Musicians led by Noah Beery, Jr. elude Det. John Litel who is on a case of murder

Author: msroz from United States
19 December 2013

The fame of "The Crimson Canary" rests on the appearance of several jazz notables at 32 minutes in. The front line is Coleman Hawkins on tenor and Howard McGhee on trumpet. Oscar Pettiford plays a vigorous bass, Denzil Best is on drums and Sir Charles Thompson on piano. They play "Hollywood Stampede" for almost 2 minutes. They are followed by Josh White. They do not play either the orchestral sound track or the dubbing for the traditional jazz quintet. Other reviews identify those musicians. Among them, Barney Bigard on clarinet is the best known.
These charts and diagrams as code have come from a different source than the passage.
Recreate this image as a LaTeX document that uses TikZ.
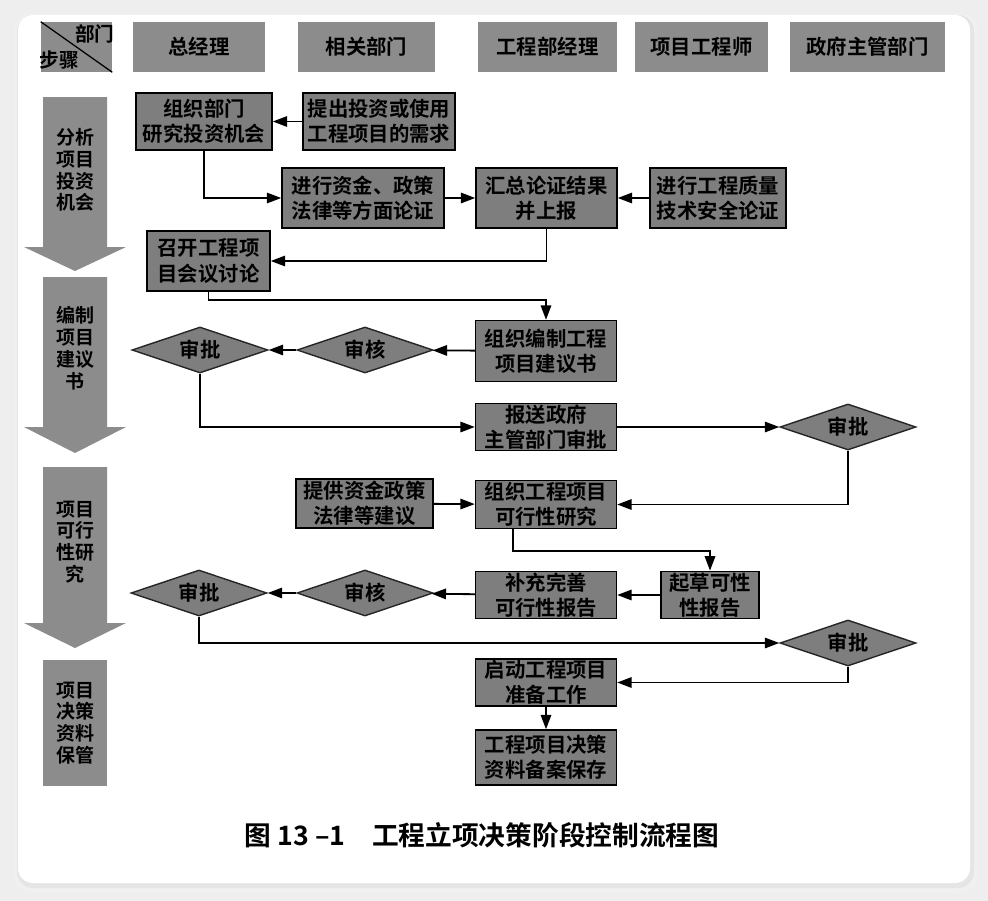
\documentclass[tikz,border=0pt]{standalone}
\usepackage{fontspec}
\setmainfont{Noto Sans CJK SC}[BoldFont={Noto Sans CJK SC Bold}]
\usetikzlibrary{shapes.geometric, arrows.meta, calc}
\usepackage{xcolor}
\definecolor{boxGray}{RGB}{126,126,126}
\definecolor{hdGray}{RGB}{140,140,140}
\definecolor{pageBg}{RGB}{238,238,238}
\tikzset{
    >={Triangle[length=3.6mm,width=2.6mm]},
    % Shapes
    proc/.style={rectangle, draw=black, line width=1pt, fill=boxGray, align=center,
                 inner sep=1pt, font=\fontsize{14.5}{18}\selectfont\bfseries},
    hdr/.style={rectangle, fill=hdGray, minimum height=1.25cm, align=center,
                inner sep=1pt, font=\fontsize{14.5}{17}\selectfont\bfseries},
    check/.style={diamond, aspect=2.9, draw=black!85, line width=1pt, fill=boxGray,
                  inner sep=0pt, minimum width=3.4cm, minimum height=1.15cm,
                  font=\fontsize{14.5}{17}\selectfont\bfseries},
    phase/.style={fill=hdGray},
    phaseLbl/.style={align=center, inner sep=1pt, font=\fontsize{13.5}{15.5}\selectfont\bfseries},
    % Flow
    flow/.style={->, line width=1.3pt, black}
}

\begin{document}
\begin{tikzpicture}[x=0.025cm, y=-0.025cm]

\useasboundingbox (0,0) rectangle (988,901);
\fill[pageBg] (0,0) rectangle (988,901);
\fill[black!6, rounded corners=0.45cm] (14,13) rectangle (978,893);
\fill[black!10, rounded corners=0.4cm] (17,15) rectangle (974,888);
\fill[white, rounded corners=0.375cm] (18,15) rectangle (970,883);

% Header row
\node[hdr, minimum width=1.775cm] (corner) at (76.5,47) {};
\draw[line width=0.9pt] (corner.north west) -- (corner.south east);
\node[inner sep=0pt, font=\fontsize{14}{15}\selectfont\bfseries] (cornerTop) at (95,34) {部门};
\node[inner sep=0pt, font=\fontsize{14}{15}\selectfont\bfseries] (cornerBot) at (59,60) {步骤};
\node[hdr, minimum width=3.3cm] (gm) at (199,47) {总经理};
\node[hdr, minimum width=3.425cm] (rel) at (366.5,47) {相关部门};
\node[hdr, minimum width=3.475cm] (eng) at (547.5,47) {工程部经理};
\node[hdr, minimum width=3.325cm] (pe) at (701.5,47) {项目工程师};
\node[hdr, minimum width=3.875cm] (gov) at (867.5,47) {政府主管部门};

% Stage arrows
\fill[phase] (43,97) -- (107,97) -- (107,247) -- (126,247) -- (75,271) -- (24,247) -- (43,247) -- cycle;
\fill[phase] (43,277) -- (107,277) -- (107,427) -- (126,427) -- (75,453) -- (24,427) -- (43,427) -- cycle;
\fill[phase] (43,467) -- (107,467) -- (107,623) -- (126,623) -- (75,648) -- (24,623) -- (43,623) -- cycle;
\node[phaseLbl] (s1) at (75,170) {分析\\项目\\投资\\机会};
\node[phaseLbl] (s2) at (75,348) {编制\\项目\\建议\\书};
\node[phaseLbl] (s3) at (75,542) {项目\\可行\\性研\\究};
\node[phaseLbl, phase, minimum width=1.6cm, minimum height=3.15cm] (s4) at (75,723) {项目\\决策\\资料\\保管};

% Boxes
\node[proc, minimum width=3.4cm, minimum height=1.425cm] (a1) at (204,121.5) {组织部门\\研究投资机会};
\node[proc, minimum width=3.8cm, minimum height=1.425cm] (a2) at (379,121.5) {提出投资或使用\\工程项目的需求};
\node[proc, minimum width=4.05cm, minimum height=1.5cm] (b1) at (363,198) {进行资金、政策\\法律等方面论证};
\node[proc, minimum width=3.525cm, minimum height=1.5cm] (b2) at (546.5,198) {汇总论证结果\\并上报};
\node[proc, minimum width=3.4cm, minimum height=1.5cm] (b3) at (718,198) {进行工程质量\\技术安全论证};
\node[proc, minimum width=3.075cm, minimum height=1.5cm] (c1) at (208.5,261) {召开工程项\\目会议讨论};
\node[proc, minimum width=3.525cm, minimum height=1.525cm] (d1) at (546,351) {组织编制工程\\项目建议书};
\node[check] (k1) at (365,350) {审核};
\node[check] (p1) at (200,350) {审批};
\node[proc, minimum width=3.525cm, minimum height=1.175cm] (e1) at (546,427) {报送政府\\主管部门审批};
\node[check] (p2) at (848,427) {审批};
\node[proc, minimum width=3.425cm, minimum height=1.225cm] (f0) at (364.5,503.5) {提供资金政策\\法律等建议};
\node[proc, minimum width=3.525cm, minimum height=1.2cm] (f1) at (546,504.5) {组织工程项目\\可行性研究};
\node[proc, minimum width=3.525cm, minimum height=1.15cm] (g1) at (546,595) {补充完善\\可行性报告};
\node[proc, minimum width=2.45cm, minimum height=1.15cm] (g2) at (710,595) {起草可性\\性报告};
\node[check] (k2) at (365,593) {审核};
\node[check] (p3) at (199,593) {审批};
\node[check] (p4) at (848,643) {审批};
\node[proc, minimum width=3.525cm, minimum height=1.175cm] (h1) at (546,682.5) {启动工程项目\\准备工作};
\node[proc, minimum width=3.525cm, minimum height=1.375cm] (h2) at (546,757.5) {工程项目决策\\资料备案保存};

% Connectors
\draw[flow] (a2) -- (a1);
\draw[flow] (a1.south) |- (b1);
\draw[flow] (b1) -- (b2);
\draw[flow] (b3) -- (b2);
\draw[flow] (b2.south) |- (c1);
\draw[flow] (c1.south) -- ++(0,8) -| (d1.north);
\draw[flow] (d1) -- (k1);
\draw[flow] (k1) -- (p1);
\draw[flow] (p1.south) |- (e1);
\draw[flow] (e1) -- (p2);
\draw[flow] (p2.south) |- (f1);
\draw[flow] (f0) -- (f1);
\draw[flow] ([xshift=-0.825cm]f1.south) -- ++(0,22) -| (g2.north);
\draw[flow] (g2) -- (g1);
\draw[flow] (g1) -- (k2);
\draw[flow] (k2) -- (p3);
\draw[flow] (p3.south) |- (p4);
\draw[flow] (p4.south) |- (h1);
\draw[flow] (h1) -- (h2);

% Caption
\node[font=\fontsize{19}{22}\selectfont\bfseries] (title) at (482,835) {图 13 –1\quad 工程立项决策阶段控制流程图};

\end{tikzpicture}
\end{document}
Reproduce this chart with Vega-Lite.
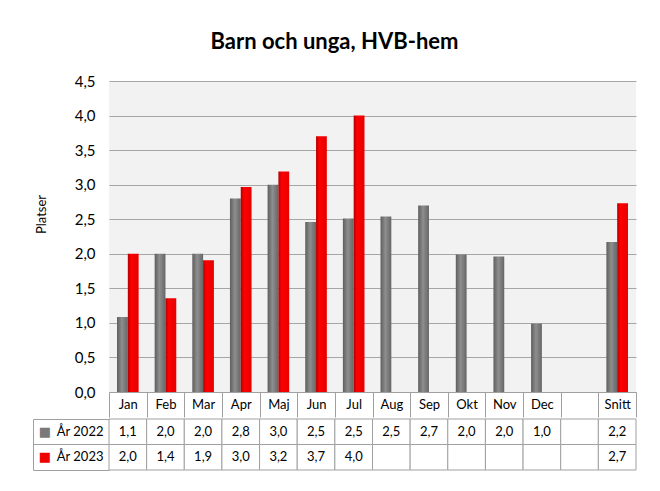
{
  "$schema": "https://vega.github.io/schema/vega-lite/v6.json",
  "padding": {"left": 32, "top": 31, "right": 10, "bottom": 5},
  "background": "white",
  "title": {"text": "Barn och unga, HVB-hem", "fontSize": 22, "fontWeight": "bold", "font": "Lato", "color": "#000000", "offset": 20, "anchor": "middle"},
  "datasets": {
    "vals": [
      {"cat": "Jan", "series": "År 2022", "value": 1.085},
      {"cat": "Feb", "series": "År 2022", "value": 2.0},
      {"cat": "Mar", "series": "År 2022", "value": 2.0},
      {"cat": "Apr", "series": "År 2022", "value": 2.8},
      {"cat": "Maj", "series": "År 2022", "value": 3.0},
      {"cat": "Jun", "series": "År 2022", "value": 2.46},
      {"cat": "Jul", "series": "År 2022", "value": 2.51},
      {"cat": "Aug", "series": "År 2022", "value": 2.54},
      {"cat": "Sep", "series": "År 2022", "value": 2.7},
      {"cat": "Okt", "series": "År 2022", "value": 1.99},
      {"cat": "Nov", "series": "År 2022", "value": 1.96},
      {"cat": "Dec", "series": "År 2022", "value": 0.99},
      {"cat": " ", "series": "År 2022", "value": null},
      {"cat": "Snitt", "series": "År 2022", "value": 2.17},
      {"cat": "Jan", "series": "År 2023", "value": 2.0},
      {"cat": "Feb", "series": "År 2023", "value": 1.356},
      {"cat": "Mar", "series": "År 2023", "value": 1.906},
      {"cat": "Apr", "series": "År 2023", "value": 2.967},
      {"cat": "Maj", "series": "År 2023", "value": 3.19},
      {"cat": "Jun", "series": "År 2023", "value": 3.7},
      {"cat": "Jul", "series": "År 2023", "value": 4.0},
      {"cat": "Aug", "series": "År 2023", "value": null},
      {"cat": "Sep", "series": "År 2023", "value": null},
      {"cat": "Okt", "series": "År 2023", "value": null},
      {"cat": "Nov", "series": "År 2023", "value": null},
      {"cat": "Dec", "series": "År 2023", "value": null},
      {"cat": " ", "series": "År 2023", "value": null},
      {"cat": "Snitt", "series": "År 2023", "value": 2.73}
    ]
  },
  "spacing": -5,
  "vconcat": [
    {
      "width": 527,
      "height": 311,
      "view": {"fill": "#f2f2f2", "stroke": null},
      "data": {"name": "vals"},
      "encoding": {
        "x": {
          "field": "cat", "type": "nominal",
          "scale": {"domain": ["Jan", "Feb", "Mar", "Apr", "Maj", "Jun", "Jul", "Aug", "Sep", "Okt", "Nov", "Dec", " ", "Snitt"], "paddingInner": 0, "paddingOuter": 0},
          "axis": {
            "title": null, "labelAngle": 0, "labelFontSize": 13, "labelColor": "#000000",
            "ticks": true, "tickBand": "extent", "tickSize": 25, "tickColor": "#a0a0a0", "tickWidth": 1,
            "domain": true, "domainColor": "#a0a0a0", "labelPadding": -12.5, "labelBaseline": "middle",
            "labelFlush": false, "labelOverlap": false, "minExtent": 25, "maxExtent": 25
          }
        },
        "xOffset": {"field": "series", "type": "nominal", "scale": {"domain": ["År 2022", "År 2023"], "paddingInner": 0, "paddingOuter": 0.742}},
        "y": {
          "field": "value", "type": "quantitative",
          "scale": {"domain": [0, 4.5], "nice": false},
          "axis": {
            "title": "Platser", "titleFontSize": 13, "titleFontWeight": "normal", "titleColor": "#000000", "titlePadding": 26, "titleY": 133,
            "values": [0, 0.5, 1, 1.5, 2, 2.5, 3, 3.5, 4, 4.5], "format": ".1f",
            "labelFontSize": 15, "labelColor": "#000000", "labelPadding": 14,
            "ticks": false, "domain": false, "grid": true, "gridColor": "#a6a6a6", "gridWidth": 1
          }
        }
      },
      "layer": [
        {
          "transform": [{"filter": "datum.series == 'År 2022' && isValid(datum.value)"}],
          "mark": {"type": "bar", "color": {"gradient": "linear", "x1": 0, "x2": 1, "y1": 0, "y2": 0, "stops": [{"offset": 0, "color": "#5e5e5e"}, {"offset": 0.45, "color": "#8e8e8e"}, {"offset": 1, "color": "#666666"}]}}
        },
        {
          "transform": [{"filter": "datum.series == 'År 2023' && isValid(datum.value)"}],
          "mark": {"type": "bar", "color": {"gradient": "linear", "x1": 0, "x2": 1, "y1": 0, "y2": 0, "stops": [{"offset": 0, "color": "#b00000"}, {"offset": 0.3, "color": "#ff0000"}, {"offset": 1, "color": "#e60000"}]}}
        }
      ]
    },
    {
      "width": 527,
      "height": 51,
      "view": {"fill": "white", "stroke": null},
      "data": {"name": "vals"},
      "encoding": {
        "x": {
          "field": "cat", "type": "nominal",
          "scale": {"domain": ["Jan", "Feb", "Mar", "Apr", "Maj", "Jun", "Jul", "Aug", "Sep", "Okt", "Nov", "Dec", " ", "Snitt"], "paddingInner": 0, "paddingOuter": 0},
          "axis": null
        },
        "y": {
          "field": "series", "type": "nominal",
          "scale": {"domain": ["År 2022", "År 2023"], "paddingInner": 0, "paddingOuter": 0},
          "axis": {
            "title": null, "offset": 76, "tickSize": -76, "bandPosition": 1, "tickExtra": true,
            "tickColor": "#a0a0a0", "domainColor": "#a0a0a0", "labelFontSize": 13, "labelColor": "#000000",
            "labelPadding": 6
          }
        }
      },
      "layer": [
        {"mark": {"type": "rect", "fill": "white", "stroke": "#a0a0a0", "strokeWidth": 1}},
        {
          "transform": [{"filter": "isValid(datum.value)"}],
          "mark": {"type": "text", "fontSize": 13, "color": "#000000"},
          "encoding": {"text": {"field": "value", "type": "quantitative", "format": ".1f"}}
        },
        {
          "transform": [{"filter": "datum.cat == 'Jan'"}],
          "mark": {"type": "text", "text": "■", "fontSize": 13, "dx": -83, "font": "DejaVu Sans"},
          "encoding": {"color": {"field": "series", "type": "nominal", "scale": {"domain": ["År 2022", "År 2023"], "range": ["#7a7a7a", "#ee0000"]}, "legend": null}}
        }
      ]
    }
  ],
  "config": {
    "font": "Lato",
    "locale": {"number": {"decimal": ",", "thousands": " ", "grouping": [3], "currency": ["", " kr"]}},
    "view": {"stroke": null}
  }
}
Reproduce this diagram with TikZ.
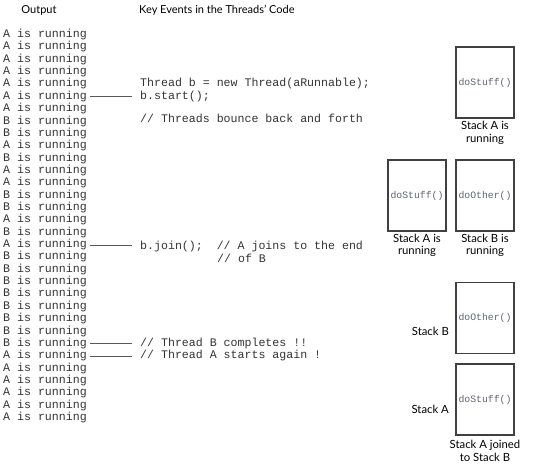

Noah Beery, Jr. leads a quintet of vets. In the club's back room, drummer Danny Morton passes out. When he awakes, joined by the others, they find the dead body of the club's singer. Morton has no memory of what happened, so they go on the run. Club owner, Steven Geray, cannot tell Det. John Litel where they've gone. Litel, a jazz fan, has one recording of the group and seeks to find it by the distinct sound of Beery's trumpet.

This movie is a noir in several respects, both story and atmosphere. I strongly doubt that the film's makers consciously strove to make a noir as that style was not even identified. It's more that it was becoming a way to do films like this. The "way" actually consists of a number of elements. In the story, we have a veteran who has no memory for the time he blacked out. Compare "The Blue Dahlia". The police may be pursuing the wrong man, but we are unsure. There is ambiguity. There is a singer who can excite, tantalize and frustrate men. A trustworthy and helpful figure can turn out to be duplicitous. The atmosphere is dark clubs and the quintet flees into the dark night. Beery is almost paranoid about police in a dark scene with Lois Collier. The jazz figures as a kind of underground music, found in smoky and dark clubs.

The overall result is far, far different than a Charlie Chan mystery. It's not a major b-movie noir, not in the category of "Detour". The jazz clip is on youtube. Old collector copies are available for a price. Maybe some day Universal will clean it up and market a good copy.